В романе в огромном количестве — ценнейшие наблюдения, неожиданно вспыхивающие огни, вроде столба, которого не заметил Живаго, уезжая, вроде соловья, незримой несвободы, вроде книжек доктора, которые читает хозяин квартиры на глазах дроворуба, вроде ладанки с одинаковой молитвой у партизана и у белогвардейца и многое, многое другое. Удачно по роману ввязаны в ткань романа стихи, данные в приложении. Меня занимал способ их «подключения» в роман.
Второе бесспорное достоинство — те необычайные акварели пейзажа, которые, как и в первой части — на великой высоте.

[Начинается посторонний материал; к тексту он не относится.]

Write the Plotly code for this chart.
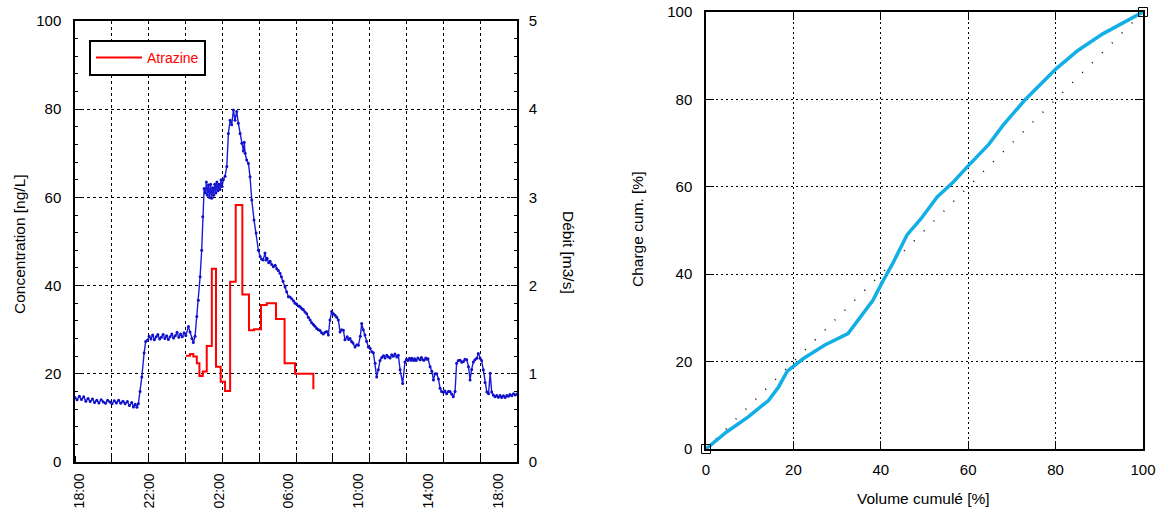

Вообще, не только в пейзажном плане, вторая книга не уступает первой, а даже превосходит ее. Рябина превосходна, снег, закаты, лес, да все, все. Дождливый день в два цвета, рукопись березок, листы в солнечных лучах, скрывающих человека — все, все.
Пейзаж Толстого — безразличен к герою, описание его самодовлеюще; репейник в «Хаджи Мурате» и трава в тюремном дворе «Воскресения» это — символы или своеобразные эпиграфы, а не ткань вещи.